* GOAL *
From the first line of the listing below to the line with "from matplotlib.patches import Ellipse", print each line exactly, and nothing more. Leave out the pictures.

* SOURCE MATERIAL *
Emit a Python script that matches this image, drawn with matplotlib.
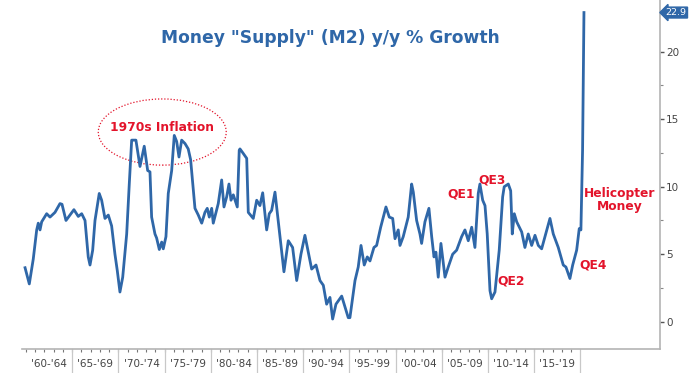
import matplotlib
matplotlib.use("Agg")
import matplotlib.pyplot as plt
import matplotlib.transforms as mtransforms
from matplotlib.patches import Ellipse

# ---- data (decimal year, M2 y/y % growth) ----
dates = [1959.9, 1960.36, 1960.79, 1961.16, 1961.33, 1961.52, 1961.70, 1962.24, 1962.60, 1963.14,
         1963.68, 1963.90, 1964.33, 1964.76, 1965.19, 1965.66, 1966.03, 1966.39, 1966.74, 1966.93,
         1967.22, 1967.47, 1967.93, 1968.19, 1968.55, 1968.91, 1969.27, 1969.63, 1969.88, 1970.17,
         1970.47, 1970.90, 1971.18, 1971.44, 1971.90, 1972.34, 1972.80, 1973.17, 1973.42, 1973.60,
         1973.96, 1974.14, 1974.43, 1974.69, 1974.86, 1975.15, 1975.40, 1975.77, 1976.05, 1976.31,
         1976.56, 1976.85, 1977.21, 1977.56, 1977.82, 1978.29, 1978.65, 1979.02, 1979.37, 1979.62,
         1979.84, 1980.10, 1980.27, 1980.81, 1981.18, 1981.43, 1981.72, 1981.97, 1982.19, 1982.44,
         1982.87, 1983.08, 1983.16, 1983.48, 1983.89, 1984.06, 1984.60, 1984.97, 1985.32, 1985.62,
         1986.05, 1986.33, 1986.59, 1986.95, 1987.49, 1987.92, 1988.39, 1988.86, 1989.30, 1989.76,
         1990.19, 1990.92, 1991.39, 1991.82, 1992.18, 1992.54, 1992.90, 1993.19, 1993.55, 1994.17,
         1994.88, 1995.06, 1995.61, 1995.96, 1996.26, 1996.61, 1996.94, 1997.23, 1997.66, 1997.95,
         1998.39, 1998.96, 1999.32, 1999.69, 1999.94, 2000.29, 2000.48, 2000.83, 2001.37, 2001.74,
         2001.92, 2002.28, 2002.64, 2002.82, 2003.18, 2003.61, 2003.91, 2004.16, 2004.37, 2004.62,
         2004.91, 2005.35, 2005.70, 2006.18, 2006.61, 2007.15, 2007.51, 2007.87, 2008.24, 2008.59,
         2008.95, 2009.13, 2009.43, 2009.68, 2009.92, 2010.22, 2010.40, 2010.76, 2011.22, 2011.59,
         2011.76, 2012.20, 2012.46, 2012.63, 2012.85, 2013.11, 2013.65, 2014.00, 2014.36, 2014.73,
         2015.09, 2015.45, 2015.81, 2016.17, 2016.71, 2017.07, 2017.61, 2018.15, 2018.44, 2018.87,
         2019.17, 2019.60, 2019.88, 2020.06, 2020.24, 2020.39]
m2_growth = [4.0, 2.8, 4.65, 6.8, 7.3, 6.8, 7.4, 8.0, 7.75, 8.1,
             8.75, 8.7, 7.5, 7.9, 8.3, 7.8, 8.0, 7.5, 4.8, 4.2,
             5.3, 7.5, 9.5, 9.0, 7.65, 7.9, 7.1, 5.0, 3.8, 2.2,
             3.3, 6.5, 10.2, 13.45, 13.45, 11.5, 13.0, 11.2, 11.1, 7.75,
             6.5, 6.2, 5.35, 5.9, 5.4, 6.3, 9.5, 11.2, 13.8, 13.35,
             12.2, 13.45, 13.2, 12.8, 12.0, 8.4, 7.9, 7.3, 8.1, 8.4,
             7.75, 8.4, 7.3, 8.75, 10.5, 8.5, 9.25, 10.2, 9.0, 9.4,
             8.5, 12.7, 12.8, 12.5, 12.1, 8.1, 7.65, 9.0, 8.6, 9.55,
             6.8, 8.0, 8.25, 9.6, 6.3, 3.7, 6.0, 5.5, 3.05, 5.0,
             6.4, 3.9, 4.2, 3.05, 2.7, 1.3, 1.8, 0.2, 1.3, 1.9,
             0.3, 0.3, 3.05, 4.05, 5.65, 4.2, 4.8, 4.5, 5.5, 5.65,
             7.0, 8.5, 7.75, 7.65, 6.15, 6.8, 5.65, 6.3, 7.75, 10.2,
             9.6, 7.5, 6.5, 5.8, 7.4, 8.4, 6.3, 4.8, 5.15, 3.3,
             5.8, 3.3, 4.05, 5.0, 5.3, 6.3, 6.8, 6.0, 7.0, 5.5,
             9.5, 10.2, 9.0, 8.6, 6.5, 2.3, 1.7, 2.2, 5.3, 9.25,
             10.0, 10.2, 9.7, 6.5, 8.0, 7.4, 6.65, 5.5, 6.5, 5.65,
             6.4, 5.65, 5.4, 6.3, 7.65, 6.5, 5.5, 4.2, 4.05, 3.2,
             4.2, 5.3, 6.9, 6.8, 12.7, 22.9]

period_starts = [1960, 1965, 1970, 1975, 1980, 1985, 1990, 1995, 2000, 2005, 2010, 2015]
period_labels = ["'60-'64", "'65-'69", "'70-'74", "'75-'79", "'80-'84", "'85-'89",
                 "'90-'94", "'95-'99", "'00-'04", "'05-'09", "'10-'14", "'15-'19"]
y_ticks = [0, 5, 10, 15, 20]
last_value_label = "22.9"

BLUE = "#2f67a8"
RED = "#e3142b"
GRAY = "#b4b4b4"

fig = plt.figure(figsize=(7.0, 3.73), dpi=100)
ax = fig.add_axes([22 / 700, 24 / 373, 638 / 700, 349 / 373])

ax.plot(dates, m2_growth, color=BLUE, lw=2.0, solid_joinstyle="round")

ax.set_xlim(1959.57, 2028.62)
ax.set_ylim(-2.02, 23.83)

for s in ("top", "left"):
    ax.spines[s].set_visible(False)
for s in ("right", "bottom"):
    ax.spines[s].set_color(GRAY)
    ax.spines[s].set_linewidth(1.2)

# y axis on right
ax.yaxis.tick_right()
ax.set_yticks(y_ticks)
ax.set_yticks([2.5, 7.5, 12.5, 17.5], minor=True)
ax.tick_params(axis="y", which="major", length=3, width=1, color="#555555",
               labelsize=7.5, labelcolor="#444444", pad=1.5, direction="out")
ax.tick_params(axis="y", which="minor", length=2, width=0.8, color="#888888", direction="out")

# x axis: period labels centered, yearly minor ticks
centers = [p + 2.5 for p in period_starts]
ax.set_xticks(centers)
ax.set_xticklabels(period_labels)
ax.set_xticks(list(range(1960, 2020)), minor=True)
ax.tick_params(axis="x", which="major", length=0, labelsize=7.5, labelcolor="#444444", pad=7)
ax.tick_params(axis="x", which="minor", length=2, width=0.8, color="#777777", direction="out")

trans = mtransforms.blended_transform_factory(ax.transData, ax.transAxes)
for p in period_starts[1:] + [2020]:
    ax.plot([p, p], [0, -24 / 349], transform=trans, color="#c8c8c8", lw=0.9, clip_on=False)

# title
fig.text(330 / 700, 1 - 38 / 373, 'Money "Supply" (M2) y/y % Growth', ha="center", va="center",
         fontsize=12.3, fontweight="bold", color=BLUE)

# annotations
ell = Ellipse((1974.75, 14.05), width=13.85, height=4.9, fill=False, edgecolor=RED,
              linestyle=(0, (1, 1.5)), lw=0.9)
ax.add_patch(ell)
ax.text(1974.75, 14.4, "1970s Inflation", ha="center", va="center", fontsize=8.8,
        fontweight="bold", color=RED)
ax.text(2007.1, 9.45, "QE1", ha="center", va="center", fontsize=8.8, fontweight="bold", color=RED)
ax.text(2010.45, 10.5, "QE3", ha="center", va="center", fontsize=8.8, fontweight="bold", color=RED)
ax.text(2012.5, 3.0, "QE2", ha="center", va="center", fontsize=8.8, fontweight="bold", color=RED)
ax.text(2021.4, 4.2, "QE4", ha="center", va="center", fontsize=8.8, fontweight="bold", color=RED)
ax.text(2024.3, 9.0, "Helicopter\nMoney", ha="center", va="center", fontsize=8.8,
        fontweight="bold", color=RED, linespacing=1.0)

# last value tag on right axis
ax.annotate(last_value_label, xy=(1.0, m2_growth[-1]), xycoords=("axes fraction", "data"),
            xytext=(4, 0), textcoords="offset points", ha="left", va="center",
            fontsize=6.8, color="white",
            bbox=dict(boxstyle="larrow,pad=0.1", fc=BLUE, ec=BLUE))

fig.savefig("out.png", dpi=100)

* EXPECTED OUTPUT *
Emit a Python script that matches this image, drawn with matplotlib.
import matplotlib
matplotlib.use("Agg")
import matplotlib.pyplot as plt
import matplotlib.transforms as mtransforms
from matplotlib.patches import Ellipse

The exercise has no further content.